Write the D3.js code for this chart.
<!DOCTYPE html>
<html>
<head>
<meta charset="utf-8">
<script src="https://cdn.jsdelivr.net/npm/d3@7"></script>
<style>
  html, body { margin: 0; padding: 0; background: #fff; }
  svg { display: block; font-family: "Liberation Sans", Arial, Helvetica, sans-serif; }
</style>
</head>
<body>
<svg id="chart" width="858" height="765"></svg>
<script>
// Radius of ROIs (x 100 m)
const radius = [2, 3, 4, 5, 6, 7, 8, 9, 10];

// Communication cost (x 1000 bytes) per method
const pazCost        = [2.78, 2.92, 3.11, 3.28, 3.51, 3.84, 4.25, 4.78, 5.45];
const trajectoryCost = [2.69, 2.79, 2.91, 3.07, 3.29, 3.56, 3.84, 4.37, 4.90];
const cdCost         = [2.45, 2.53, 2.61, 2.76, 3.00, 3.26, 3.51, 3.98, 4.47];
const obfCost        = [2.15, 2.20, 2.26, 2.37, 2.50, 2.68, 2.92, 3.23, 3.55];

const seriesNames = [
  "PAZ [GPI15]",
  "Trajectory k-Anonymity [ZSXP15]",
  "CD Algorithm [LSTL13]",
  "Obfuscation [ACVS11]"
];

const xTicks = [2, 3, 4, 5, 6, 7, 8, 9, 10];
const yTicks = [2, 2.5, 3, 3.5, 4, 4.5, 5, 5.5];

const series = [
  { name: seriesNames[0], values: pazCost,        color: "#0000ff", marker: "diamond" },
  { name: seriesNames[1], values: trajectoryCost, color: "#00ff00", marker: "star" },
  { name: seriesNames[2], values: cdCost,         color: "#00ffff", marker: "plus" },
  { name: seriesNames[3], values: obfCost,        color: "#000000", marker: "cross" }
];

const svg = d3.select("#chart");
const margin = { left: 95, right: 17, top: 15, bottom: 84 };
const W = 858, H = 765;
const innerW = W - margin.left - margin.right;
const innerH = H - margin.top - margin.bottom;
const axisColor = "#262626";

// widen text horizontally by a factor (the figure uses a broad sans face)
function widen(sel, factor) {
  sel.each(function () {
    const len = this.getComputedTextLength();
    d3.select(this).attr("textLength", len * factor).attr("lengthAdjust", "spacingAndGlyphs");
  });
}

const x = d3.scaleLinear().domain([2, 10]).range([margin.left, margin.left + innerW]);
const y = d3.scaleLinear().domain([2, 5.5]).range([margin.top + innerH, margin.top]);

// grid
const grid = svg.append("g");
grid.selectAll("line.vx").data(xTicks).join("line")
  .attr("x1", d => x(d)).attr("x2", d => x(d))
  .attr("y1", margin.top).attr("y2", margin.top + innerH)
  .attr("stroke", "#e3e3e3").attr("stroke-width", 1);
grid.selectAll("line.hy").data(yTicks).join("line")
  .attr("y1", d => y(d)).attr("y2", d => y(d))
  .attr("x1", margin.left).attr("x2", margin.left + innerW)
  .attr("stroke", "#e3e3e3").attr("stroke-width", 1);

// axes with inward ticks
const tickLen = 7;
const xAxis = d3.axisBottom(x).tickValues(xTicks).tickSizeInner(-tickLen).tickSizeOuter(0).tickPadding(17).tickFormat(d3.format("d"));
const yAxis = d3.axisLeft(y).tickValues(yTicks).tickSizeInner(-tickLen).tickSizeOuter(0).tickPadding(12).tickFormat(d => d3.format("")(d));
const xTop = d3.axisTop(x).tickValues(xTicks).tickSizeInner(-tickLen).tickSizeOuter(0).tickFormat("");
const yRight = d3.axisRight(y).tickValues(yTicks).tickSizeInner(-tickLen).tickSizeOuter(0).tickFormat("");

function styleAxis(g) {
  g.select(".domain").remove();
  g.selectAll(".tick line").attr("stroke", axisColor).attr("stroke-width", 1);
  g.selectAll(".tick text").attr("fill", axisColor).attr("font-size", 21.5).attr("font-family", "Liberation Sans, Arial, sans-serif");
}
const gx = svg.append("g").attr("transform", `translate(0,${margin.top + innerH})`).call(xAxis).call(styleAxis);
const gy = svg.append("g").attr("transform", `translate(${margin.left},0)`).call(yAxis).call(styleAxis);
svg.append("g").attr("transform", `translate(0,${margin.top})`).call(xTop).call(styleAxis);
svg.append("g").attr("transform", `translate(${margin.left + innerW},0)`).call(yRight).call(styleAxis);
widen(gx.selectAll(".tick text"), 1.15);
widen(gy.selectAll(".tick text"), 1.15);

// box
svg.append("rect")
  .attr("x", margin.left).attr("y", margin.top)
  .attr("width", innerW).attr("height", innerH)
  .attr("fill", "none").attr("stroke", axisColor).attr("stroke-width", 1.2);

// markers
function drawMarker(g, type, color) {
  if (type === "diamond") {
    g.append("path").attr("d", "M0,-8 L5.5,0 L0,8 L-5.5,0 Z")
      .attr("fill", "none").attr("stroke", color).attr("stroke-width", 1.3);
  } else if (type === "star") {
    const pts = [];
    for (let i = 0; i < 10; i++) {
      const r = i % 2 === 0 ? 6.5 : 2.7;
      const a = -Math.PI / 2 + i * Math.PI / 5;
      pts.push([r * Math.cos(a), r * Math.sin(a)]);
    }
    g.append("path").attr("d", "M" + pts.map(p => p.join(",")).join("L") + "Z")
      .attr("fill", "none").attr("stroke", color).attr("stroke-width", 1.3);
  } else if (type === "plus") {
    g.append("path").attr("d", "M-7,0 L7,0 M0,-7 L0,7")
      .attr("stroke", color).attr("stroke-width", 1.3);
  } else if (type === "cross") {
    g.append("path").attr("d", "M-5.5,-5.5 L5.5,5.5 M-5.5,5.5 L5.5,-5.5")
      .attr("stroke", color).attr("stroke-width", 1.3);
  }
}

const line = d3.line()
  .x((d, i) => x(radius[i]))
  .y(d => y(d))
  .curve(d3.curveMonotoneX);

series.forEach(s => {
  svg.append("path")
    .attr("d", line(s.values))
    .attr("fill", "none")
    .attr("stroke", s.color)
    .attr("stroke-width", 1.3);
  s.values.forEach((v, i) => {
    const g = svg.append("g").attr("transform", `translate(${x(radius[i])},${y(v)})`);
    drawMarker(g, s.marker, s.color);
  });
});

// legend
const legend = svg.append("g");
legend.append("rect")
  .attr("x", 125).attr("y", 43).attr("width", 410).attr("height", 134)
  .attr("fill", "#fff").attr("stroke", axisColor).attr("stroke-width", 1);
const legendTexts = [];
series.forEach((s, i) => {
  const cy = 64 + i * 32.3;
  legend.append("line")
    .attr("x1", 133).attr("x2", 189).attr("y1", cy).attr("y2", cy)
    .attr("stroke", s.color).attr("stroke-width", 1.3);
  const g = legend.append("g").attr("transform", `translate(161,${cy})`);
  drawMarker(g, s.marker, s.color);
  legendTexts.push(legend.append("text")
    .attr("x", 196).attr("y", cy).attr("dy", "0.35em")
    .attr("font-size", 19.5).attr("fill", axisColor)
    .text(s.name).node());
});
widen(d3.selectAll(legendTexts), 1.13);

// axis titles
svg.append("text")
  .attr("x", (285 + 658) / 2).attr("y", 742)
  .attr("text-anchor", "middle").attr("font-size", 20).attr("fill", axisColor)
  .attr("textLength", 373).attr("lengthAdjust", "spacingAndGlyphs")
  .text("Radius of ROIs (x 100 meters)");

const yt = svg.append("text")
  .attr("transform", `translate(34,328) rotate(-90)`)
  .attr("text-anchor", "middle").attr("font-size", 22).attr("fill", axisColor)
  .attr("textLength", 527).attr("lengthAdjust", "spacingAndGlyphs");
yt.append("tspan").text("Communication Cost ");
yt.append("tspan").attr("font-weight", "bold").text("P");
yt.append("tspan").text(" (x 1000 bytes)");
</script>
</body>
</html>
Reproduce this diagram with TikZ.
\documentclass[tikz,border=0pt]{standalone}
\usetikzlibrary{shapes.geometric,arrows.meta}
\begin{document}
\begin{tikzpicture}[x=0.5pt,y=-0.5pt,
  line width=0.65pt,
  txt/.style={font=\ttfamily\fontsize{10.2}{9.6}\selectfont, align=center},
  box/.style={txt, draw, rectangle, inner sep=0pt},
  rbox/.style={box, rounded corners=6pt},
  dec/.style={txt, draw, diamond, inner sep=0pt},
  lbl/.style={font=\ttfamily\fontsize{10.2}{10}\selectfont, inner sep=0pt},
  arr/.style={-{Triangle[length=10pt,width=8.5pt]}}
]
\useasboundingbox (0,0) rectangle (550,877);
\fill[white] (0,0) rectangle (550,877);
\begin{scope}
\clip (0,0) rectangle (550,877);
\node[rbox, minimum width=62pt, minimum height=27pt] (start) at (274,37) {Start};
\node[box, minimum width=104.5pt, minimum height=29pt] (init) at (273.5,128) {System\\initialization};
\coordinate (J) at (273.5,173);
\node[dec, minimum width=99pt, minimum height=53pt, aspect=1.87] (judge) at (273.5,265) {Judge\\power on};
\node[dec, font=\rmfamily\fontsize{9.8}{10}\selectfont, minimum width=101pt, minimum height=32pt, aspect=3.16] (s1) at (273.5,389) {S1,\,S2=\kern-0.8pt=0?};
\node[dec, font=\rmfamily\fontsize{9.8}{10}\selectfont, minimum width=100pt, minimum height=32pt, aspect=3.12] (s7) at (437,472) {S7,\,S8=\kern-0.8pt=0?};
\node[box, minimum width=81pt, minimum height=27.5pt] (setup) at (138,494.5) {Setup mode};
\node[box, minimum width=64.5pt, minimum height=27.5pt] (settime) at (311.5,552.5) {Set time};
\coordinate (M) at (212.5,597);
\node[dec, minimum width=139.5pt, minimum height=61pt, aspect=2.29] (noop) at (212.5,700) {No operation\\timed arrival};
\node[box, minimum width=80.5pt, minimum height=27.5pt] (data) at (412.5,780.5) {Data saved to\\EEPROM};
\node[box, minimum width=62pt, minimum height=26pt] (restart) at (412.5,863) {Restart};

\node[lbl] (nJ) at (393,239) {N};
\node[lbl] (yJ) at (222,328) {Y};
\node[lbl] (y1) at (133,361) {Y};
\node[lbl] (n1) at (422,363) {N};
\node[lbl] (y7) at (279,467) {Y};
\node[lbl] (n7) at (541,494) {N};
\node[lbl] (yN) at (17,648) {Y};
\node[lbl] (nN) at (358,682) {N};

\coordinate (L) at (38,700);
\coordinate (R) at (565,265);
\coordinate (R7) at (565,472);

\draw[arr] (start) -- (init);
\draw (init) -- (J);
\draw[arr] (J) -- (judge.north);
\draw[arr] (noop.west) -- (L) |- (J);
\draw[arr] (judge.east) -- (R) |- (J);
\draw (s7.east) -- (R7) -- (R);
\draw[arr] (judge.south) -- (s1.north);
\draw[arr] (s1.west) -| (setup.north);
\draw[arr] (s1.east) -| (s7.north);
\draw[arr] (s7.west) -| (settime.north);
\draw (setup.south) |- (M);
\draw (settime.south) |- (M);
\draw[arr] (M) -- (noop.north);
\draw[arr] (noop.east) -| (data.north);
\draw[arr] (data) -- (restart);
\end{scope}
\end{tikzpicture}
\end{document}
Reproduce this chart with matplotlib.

- Objective
Look through the listing above. Pick out each line with "chart" and copy it.

- Solution
Write the D3.js code for this chart.
<svg id="chart" width="858" height="765"></svg>
const svg = d3.select("#chart");
Reproduce this chart with matplotlib.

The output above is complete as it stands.